**GIVEN EXERCISE:** Take the line containing "Reproduce this chart with Apache ECharts." as the first line and the line containing "24, 26, 31];" as the last, and output that span verbatim without any images.

------ DATASET

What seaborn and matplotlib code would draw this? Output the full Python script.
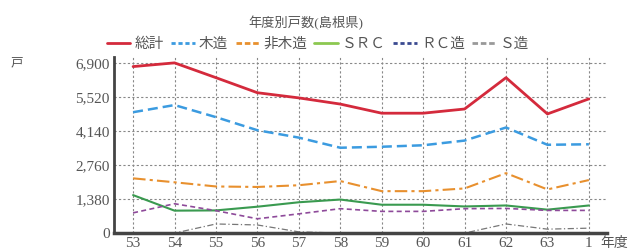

------------
------ DATASET

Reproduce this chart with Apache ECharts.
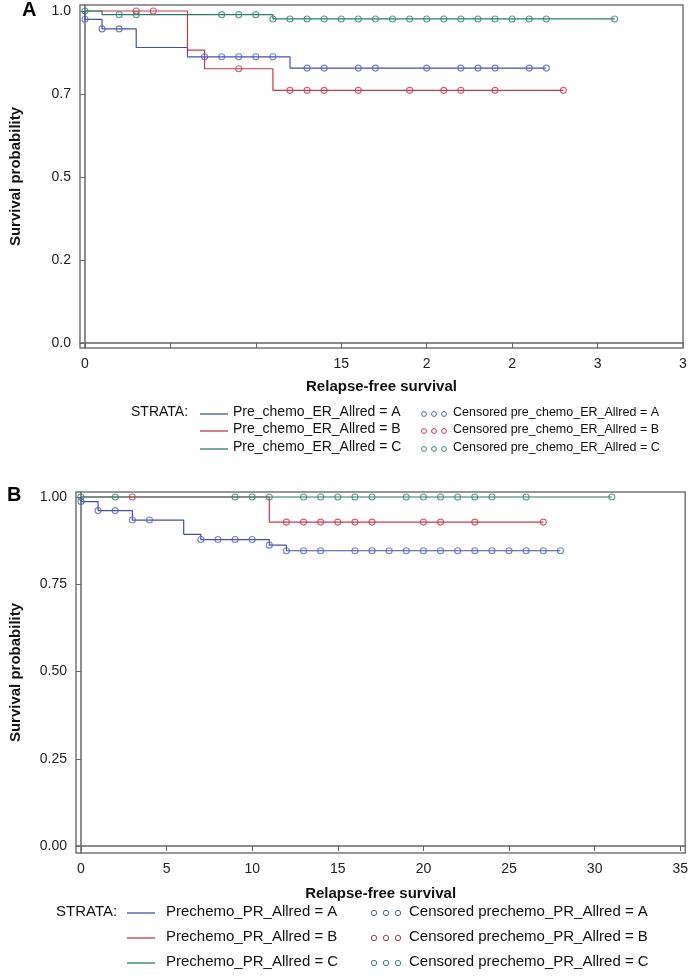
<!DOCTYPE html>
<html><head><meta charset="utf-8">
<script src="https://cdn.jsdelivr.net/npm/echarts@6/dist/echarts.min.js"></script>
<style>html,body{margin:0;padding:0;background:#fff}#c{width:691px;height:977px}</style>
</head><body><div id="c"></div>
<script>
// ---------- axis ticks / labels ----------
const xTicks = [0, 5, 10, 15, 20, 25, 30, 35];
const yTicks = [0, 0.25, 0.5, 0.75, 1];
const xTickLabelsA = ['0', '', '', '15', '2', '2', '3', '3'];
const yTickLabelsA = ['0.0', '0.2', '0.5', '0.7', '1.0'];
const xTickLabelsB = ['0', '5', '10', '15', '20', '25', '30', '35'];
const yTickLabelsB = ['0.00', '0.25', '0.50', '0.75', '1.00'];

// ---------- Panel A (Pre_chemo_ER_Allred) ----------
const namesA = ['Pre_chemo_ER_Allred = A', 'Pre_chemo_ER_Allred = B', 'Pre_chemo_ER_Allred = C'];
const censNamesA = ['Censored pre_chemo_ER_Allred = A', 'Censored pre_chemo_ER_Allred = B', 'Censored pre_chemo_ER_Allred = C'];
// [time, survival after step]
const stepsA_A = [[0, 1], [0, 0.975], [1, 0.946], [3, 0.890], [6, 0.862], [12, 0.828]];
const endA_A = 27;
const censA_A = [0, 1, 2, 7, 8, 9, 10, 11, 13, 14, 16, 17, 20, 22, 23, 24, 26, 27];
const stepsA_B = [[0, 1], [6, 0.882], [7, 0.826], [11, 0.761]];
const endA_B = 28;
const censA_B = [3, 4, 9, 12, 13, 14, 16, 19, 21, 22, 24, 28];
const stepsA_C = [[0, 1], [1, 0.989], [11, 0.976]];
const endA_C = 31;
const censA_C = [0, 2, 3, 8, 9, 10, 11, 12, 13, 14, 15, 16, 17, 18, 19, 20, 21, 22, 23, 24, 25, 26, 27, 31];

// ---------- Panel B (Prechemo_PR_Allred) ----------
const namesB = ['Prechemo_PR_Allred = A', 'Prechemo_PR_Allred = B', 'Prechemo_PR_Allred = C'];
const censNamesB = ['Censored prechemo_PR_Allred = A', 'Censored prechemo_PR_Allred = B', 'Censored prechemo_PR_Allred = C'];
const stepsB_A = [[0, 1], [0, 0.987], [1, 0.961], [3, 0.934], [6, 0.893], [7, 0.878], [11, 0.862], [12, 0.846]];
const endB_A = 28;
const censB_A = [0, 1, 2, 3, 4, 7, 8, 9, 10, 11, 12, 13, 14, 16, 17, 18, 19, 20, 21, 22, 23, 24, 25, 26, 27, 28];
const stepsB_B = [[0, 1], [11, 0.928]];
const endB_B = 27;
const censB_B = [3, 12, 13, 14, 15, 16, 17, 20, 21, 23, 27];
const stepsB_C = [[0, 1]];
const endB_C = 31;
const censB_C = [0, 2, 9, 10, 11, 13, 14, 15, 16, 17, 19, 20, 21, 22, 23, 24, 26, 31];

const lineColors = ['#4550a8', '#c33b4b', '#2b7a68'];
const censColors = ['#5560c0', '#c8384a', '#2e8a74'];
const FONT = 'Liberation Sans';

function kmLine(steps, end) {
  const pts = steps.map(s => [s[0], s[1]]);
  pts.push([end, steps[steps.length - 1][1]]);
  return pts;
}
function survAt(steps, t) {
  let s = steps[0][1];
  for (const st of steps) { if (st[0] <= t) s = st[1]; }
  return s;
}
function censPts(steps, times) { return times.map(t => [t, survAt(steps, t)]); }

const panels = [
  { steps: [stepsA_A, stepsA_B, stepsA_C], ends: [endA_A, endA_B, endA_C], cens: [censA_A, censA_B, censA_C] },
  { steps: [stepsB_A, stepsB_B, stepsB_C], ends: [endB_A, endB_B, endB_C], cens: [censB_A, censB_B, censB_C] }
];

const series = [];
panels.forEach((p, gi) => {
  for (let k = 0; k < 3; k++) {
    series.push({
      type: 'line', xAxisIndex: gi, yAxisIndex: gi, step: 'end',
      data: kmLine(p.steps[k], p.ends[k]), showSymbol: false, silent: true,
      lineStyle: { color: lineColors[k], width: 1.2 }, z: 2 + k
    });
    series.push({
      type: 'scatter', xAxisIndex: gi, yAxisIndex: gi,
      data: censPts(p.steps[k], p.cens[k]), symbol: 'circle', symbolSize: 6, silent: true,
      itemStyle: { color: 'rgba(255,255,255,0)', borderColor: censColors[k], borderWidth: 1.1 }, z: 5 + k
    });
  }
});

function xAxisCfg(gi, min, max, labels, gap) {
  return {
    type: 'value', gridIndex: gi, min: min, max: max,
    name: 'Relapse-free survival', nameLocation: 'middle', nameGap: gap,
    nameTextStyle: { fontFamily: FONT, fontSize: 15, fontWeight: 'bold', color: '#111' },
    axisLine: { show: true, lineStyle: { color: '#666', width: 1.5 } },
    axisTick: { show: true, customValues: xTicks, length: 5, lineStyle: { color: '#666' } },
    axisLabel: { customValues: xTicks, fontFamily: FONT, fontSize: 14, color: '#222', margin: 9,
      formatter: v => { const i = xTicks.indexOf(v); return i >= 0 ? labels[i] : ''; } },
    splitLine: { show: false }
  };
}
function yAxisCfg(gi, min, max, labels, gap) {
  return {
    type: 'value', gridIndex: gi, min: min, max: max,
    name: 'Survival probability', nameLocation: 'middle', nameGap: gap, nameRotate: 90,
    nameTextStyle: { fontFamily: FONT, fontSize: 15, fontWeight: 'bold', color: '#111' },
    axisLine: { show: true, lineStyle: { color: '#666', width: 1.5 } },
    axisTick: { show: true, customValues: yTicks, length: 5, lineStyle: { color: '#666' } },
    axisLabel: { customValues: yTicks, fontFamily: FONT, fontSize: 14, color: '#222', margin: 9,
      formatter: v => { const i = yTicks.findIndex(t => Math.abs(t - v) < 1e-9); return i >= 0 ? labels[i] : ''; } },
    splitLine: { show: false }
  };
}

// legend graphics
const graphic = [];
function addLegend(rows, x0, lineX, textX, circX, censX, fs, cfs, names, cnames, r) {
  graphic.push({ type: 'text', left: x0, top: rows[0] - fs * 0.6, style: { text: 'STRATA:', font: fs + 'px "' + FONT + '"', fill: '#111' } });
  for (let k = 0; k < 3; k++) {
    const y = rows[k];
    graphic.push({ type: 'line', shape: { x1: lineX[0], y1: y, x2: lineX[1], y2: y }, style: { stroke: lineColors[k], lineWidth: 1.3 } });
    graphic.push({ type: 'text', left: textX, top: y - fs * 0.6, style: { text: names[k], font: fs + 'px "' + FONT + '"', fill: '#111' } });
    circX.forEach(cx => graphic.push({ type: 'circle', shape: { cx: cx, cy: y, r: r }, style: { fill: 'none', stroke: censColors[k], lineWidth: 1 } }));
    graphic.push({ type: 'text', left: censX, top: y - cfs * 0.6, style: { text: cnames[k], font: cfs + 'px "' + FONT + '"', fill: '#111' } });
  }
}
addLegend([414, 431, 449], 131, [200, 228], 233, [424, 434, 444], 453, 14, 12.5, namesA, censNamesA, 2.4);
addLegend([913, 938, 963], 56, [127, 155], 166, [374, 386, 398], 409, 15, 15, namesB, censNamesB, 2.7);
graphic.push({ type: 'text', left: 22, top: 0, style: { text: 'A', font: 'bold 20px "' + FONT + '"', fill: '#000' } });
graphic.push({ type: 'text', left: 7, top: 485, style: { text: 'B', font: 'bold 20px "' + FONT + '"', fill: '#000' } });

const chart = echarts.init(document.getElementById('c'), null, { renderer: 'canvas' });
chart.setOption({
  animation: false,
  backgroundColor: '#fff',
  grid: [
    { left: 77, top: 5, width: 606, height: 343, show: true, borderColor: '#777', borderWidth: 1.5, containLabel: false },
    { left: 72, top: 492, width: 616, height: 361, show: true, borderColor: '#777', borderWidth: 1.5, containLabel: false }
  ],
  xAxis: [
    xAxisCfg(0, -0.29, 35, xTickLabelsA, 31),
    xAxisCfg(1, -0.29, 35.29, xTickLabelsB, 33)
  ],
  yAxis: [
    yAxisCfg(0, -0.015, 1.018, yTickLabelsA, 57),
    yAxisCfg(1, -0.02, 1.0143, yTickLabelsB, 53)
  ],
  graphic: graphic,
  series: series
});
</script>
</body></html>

------------

**OUTPUT:**
Reproduce this chart with Apache ECharts.
<!DOCTYPE html>
<html><head><meta charset="utf-8">
<script src="https://cdn.jsdelivr.net/npm/echarts@6/dist/echarts.min.js"></script>
<style>html,body{margin:0;padding:0;background:#fff}#c{width:691px;height:977px}</style>
</head><body><div id="c"></div>
<script>
// ---------- axis ticks / labels ----------
const xTicks = [0, 5, 10, 15, 20, 25, 30, 35];
const yTicks = [0, 0.25, 0.5, 0.75, 1];
const xTickLabelsA = ['0', '', '', '15', '2', '2', '3', '3'];
const yTickLabelsA = ['0.0', '0.2', '0.5', '0.7', '1.0'];
const xTickLabelsB = ['0', '5', '10', '15', '20', '25', '30', '35'];
const yTickLabelsB = ['0.00', '0.25', '0.50', '0.75', '1.00'];

// ---------- Panel A (Pre_chemo_ER_Allred) ----------
const namesA = ['Pre_chemo_ER_Allred = A', 'Pre_chemo_ER_Allred = B', 'Pre_chemo_ER_Allred = C'];
const censNamesA = ['Censored pre_chemo_ER_Allred = A', 'Censored pre_chemo_ER_Allred = B', 'Censored pre_chemo_ER_Allred = C'];
// [time, survival after step]
const stepsA_A = [[0, 1], [0, 0.975], [1, 0.946], [3, 0.890], [6, 0.862], [12, 0.828]];
const endA_A = 27;
const censA_A = [0, 1, 2, 7, 8, 9, 10, 11, 13, 14, 16, 17, 20, 22, 23, 24, 26, 27];
const stepsA_B = [[0, 1], [6, 0.882], [7, 0.826], [11, 0.761]];
const endA_B = 28;
const censA_B = [3, 4, 9, 12, 13, 14, 16, 19, 21, 22, 24, 28];
const stepsA_C = [[0, 1], [1, 0.989], [11, 0.976]];
const endA_C = 31;
const censA_C = [0, 2, 3, 8, 9, 10, 11, 12, 13, 14, 15, 16, 17, 18, 19, 20, 21, 22, 23, 24, 25, 26, 27, 31];

// ---------- Panel B (Prechemo_PR_Allred) ----------
const namesB = ['Prechemo_PR_Allred = A', 'Prechemo_PR_Allred = B', 'Prechemo_PR_Allred = C'];
const censNamesB = ['Censored prechemo_PR_Allred = A', 'Censored prechemo_PR_Allred = B', 'Censored prechemo_PR_Allred = C'];
const stepsB_A = [[0, 1], [0, 0.987], [1, 0.961], [3, 0.934], [6, 0.893], [7, 0.878], [11, 0.862], [12, 0.846]];
const endB_A = 28;
const censB_A = [0, 1, 2, 3, 4, 7, 8, 9, 10, 11, 12, 13, 14, 16, 17, 18, 19, 20, 21, 22, 23, 24, 25, 26, 27, 28];
const stepsB_B = [[0, 1], [11, 0.928]];
const endB_B = 27;
const censB_B = [3, 12, 13, 14, 15, 16, 17, 20, 21, 23, 27];
const stepsB_C = [[0, 1]];
const endB_C = 31;
const censB_C = [0, 2, 9, 10, 11, 13, 14, 15, 16, 17, 19, 20, 21, 22, 23, 24, 26, 31];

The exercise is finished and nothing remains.